My heart is breaking for you Debbie. So sorry. Rest in peace sweet Harry.


----------



## maggieh (Dec 16, 2007)

I am so very sorry!


----------



## maddysmom (Mar 8, 2012)

I am so sorry for your loss. R.I.P Harry 😪


----------



## sherry (Jan 4, 2013)

I'm so sorry for your loss Debbie. We love our little ones so much. May Harry be in your heart always.


----------



## puppymom (Jun 13, 2005)

My heart hurts for you and your loss. It is a pain like no other and I am so sorry.


----------



## wkomorow (Aug 26, 2011)

Oh no Debbie. I am so sorry. He had an incredible life and was so lucky to be with you. Very few people could have given the care he needed to live as long as he did.
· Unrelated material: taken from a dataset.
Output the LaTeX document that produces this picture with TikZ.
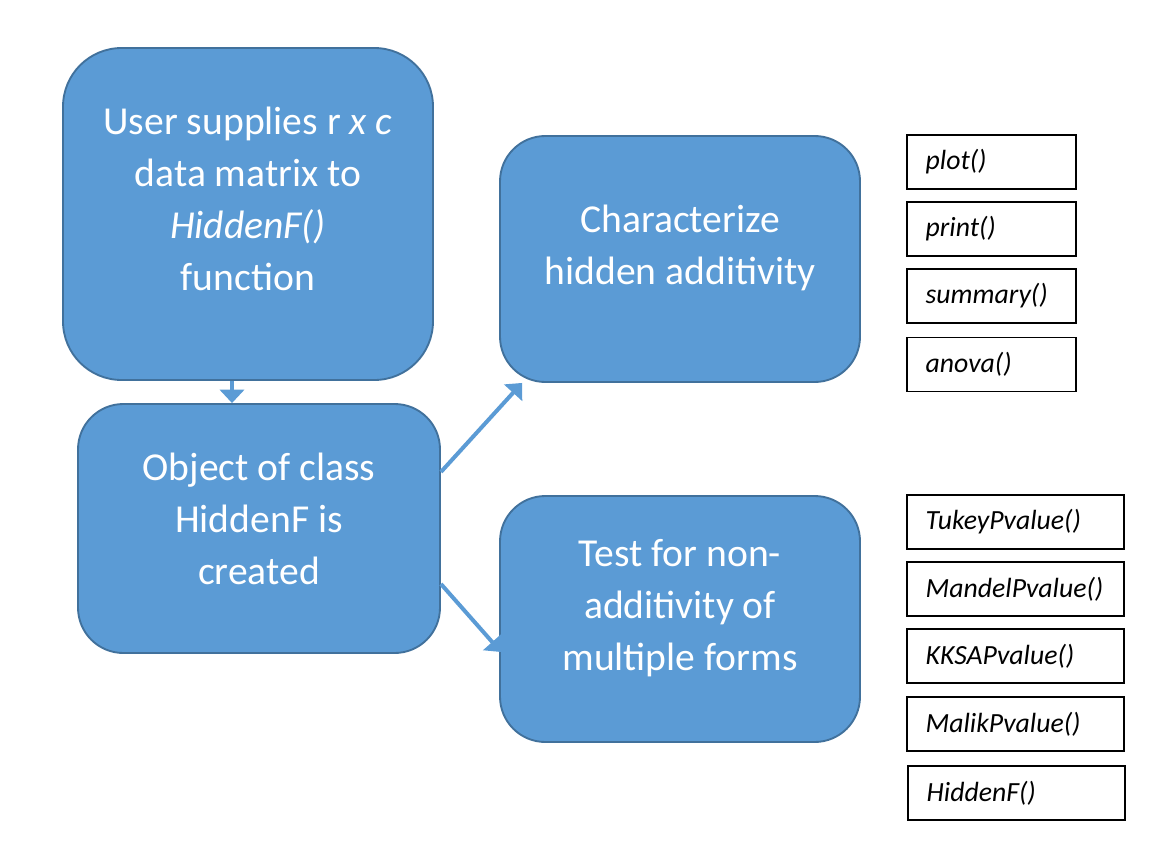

My thoughts are with you.


----------



## revakb2 (Sep 8, 2006)

I am so sorry for your loss.


----------



## Matilda's mommy (Jun 1, 2005)

:smcryebbie I'm so sorry, I will always remember little Harry, so many years and stories, I can imagine my Matilda welcoming Harry home to Heaven's Rainbow Bridge, I have tears streaming down my face because I know how you will miss him. I'm so thankful for memories, hugs to you :wub:


----------



## michellerobison (Dec 17, 2009)

I'm so sorry,he was such a precious boy... you made his life so happy and he knew it..he truly knew he was loved.


----------



## Snowball Pie's Mommi (Oct 16, 2008)

Debbie, I am so sorry. May you be blessed with peace and comfort ... with knowing what a devoted and loving Mom you were to your beloved Harry.


----------



## Piccolina (Dec 25, 2009)

H............horrible to lose a fluff:crying 2:

A.............and the suffering we do as parents is indescrivable:crying:

R.............rest assured he is now at peace:innocent:

R.............really :sorry:

Y..............your beloved fluff is under the protection of Almighty:amen:


----------



## Aviannah's Mom (Apr 28, 2017)

Debbie I'm so sorry for your loss. I can not even imagine. Thoughts and prayers your way!


----------



## harrysmom (Sep 28, 2007)

Thank you all for your sympathy and well-wishes.


----------



## The A Team (Dec 1, 2005)

Deb, you're precious Harry. :crying 2: I'm so sorry to hear this, it's breaking my heart. I haven't been on SM in a while and just logged on to see two of our beloved SM pups have passed this month. I'm afraid to keep reading....please know that I am thinking about you and wishing you peace and comfort knowing he's no longer fighting pain and sickness.


----------



## vinhle68 (Mar 19, 2012)

Hi Debbie,

We're so sorry to hear of Harry's passing. It is never easy when we lose one of our beloved babies. Sending hugs and prayers! Harry is now in a better place bouncing around with all of our SM furballs that have made the trip to Rainbow Bridge! Hopefully, he'll run into our little rascal Biscuit! :wub:


----------



## Maglily (Feb 3, 2009)

Sweet little Harry has been here with us on SM as long as I can remember. Rest in peace little one, I'm so sorry for your loss Debbie.


----------